For those who have trouble parsing English.
My statement about no opt out was based on the assumption that a driver *wanted* RSS in the first place. That was *implied* but not stated.
It would appear you read English like parsing a functional language and you need *all* the implications spelled out.
Mixing up this information (which has *nothing* to do with the users desires) is the equivalent of Microsofts claim that Internet Explorer was an intimate part of Windows and could not be removed.
This also was nonsense.
I trust I have resolved any ambiguities you persist in having.
Andrew, not using a feature of the car is not the same thing as opting out of having your telemetry captured.
As another reader pointed out, OnStar captures your car's telemetry, but its kept private until there's either your authorization to allow the police to access it, or the police contact Onstar with a LE sub.
If you want to read El Reg while driving, you should use your phone like everyone else does.
And does this mean we're going to get a Lewis Page article about the evil and hypocritical etc etc tree-hugging driving habits of Leaf owners based on data from El Reg's RSS snoop feed?
[blank because there's no icon for Incoming]

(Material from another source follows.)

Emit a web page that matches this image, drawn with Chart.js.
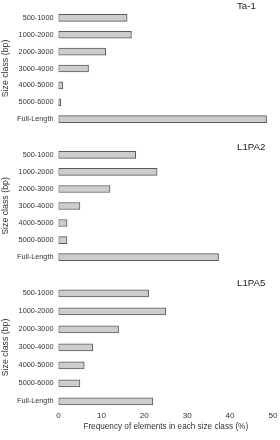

A car that automatically tells the police whenever you exceed the speed limit? Wouldn't that be a terrible invasion of the inalienable human rights of selfish, reckless, moronic, antisocial petrolheads? I should fucking-well hope so.
Sadly, it would simply spawn a new industry of speed-spoofing hacks. Also, I can't see the likes of Ferrari voluntarily incorporating this technology into their products anytime soon.
Software currently running on almost all North American cellco networks is good for an accuracy of less than 3 metres. Remember, they can use more than 3 tower arrays to pinpoint a wanted cell's location.
Only local very ow power re-broadcast units can lessen this software's accuracy which is why ATT wants femcels to have GPS in them.